== Required task ==
Copy out each line that includes the word "draw".

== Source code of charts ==
=-=-=-=-=
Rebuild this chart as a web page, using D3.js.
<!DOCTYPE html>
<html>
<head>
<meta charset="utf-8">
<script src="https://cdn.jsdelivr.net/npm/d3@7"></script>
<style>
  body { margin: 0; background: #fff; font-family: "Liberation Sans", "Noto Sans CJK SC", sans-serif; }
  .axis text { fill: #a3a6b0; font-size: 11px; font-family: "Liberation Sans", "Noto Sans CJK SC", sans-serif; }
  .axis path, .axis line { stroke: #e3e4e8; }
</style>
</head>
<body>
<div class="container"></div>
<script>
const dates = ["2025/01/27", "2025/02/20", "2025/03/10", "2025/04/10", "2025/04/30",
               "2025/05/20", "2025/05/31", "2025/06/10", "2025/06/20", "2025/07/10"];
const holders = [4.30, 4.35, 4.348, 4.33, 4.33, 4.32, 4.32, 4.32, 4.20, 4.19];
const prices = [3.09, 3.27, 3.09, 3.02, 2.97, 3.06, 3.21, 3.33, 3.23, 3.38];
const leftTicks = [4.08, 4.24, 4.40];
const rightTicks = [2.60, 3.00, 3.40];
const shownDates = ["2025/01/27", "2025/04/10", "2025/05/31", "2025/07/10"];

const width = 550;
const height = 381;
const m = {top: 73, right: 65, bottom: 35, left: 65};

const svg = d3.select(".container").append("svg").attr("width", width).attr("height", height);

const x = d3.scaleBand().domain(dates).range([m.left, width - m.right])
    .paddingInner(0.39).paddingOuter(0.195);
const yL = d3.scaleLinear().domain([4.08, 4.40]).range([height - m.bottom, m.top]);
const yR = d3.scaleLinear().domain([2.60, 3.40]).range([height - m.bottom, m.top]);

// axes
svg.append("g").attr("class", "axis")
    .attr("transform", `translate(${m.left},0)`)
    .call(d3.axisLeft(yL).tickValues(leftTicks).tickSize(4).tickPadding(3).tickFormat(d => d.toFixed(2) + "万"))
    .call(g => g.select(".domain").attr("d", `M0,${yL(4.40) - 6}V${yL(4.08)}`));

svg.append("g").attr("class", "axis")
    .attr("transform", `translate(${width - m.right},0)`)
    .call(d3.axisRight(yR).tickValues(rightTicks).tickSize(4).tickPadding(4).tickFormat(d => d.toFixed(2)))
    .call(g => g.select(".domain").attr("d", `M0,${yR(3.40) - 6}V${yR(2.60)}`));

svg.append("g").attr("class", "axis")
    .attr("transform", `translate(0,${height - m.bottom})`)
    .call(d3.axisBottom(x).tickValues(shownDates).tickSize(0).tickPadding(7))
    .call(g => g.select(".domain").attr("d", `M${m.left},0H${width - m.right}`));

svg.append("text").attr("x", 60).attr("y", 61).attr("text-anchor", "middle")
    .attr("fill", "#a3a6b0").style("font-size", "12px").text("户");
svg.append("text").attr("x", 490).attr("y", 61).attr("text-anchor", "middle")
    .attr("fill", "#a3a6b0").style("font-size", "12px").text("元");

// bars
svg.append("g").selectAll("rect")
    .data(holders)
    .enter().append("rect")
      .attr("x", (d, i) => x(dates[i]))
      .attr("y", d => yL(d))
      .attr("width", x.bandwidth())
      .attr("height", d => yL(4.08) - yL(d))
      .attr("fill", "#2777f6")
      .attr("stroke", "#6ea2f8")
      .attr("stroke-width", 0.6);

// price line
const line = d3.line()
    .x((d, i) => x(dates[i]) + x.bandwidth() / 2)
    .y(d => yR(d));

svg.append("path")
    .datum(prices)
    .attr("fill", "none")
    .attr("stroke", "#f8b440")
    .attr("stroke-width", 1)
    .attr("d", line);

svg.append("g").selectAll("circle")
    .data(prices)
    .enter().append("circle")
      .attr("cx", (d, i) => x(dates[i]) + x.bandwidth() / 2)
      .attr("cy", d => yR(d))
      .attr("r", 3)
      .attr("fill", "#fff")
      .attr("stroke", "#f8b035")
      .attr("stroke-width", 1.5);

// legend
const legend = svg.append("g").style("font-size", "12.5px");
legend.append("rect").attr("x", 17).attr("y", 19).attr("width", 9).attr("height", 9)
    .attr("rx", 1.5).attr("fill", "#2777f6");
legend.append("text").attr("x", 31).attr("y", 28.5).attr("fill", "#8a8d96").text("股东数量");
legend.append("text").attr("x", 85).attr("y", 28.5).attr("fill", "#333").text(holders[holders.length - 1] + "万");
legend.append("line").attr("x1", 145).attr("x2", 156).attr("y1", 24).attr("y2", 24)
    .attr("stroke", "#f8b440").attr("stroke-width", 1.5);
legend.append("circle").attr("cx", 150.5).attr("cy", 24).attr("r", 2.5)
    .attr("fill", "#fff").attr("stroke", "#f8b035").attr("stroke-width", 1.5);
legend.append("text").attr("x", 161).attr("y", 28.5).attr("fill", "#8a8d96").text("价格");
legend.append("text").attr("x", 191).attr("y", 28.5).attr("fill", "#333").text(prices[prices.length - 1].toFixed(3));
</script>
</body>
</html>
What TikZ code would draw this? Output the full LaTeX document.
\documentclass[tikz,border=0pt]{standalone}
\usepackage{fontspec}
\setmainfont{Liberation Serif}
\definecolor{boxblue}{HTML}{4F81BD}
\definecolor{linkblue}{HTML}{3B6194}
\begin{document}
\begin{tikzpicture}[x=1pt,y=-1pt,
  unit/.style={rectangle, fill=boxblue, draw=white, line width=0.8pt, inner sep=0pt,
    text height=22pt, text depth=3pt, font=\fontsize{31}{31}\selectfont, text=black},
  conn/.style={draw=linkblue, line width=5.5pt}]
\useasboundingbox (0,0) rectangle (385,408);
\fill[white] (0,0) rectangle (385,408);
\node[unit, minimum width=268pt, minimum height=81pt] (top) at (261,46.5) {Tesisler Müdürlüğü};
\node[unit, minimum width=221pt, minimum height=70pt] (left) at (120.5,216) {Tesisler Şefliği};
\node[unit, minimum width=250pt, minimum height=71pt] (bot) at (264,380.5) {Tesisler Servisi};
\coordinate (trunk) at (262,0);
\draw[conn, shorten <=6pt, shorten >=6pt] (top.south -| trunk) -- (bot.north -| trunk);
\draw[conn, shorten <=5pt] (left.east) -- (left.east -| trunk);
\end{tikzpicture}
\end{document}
=-=-=-=-=
== Exercise solution ==
What TikZ code would draw this? Output the full LaTeX document.
  unit/.style={rectangle, fill=boxblue, draw=white, line width=0.8pt, inner sep=0pt,
  conn/.style={draw=linkblue, line width=5.5pt}]
\draw[conn, shorten <=6pt, shorten >=6pt] (top.south -| trunk) -- (bot.north -| trunk);
\draw[conn, shorten <=5pt] (left.east) -- (left.east -| trunk);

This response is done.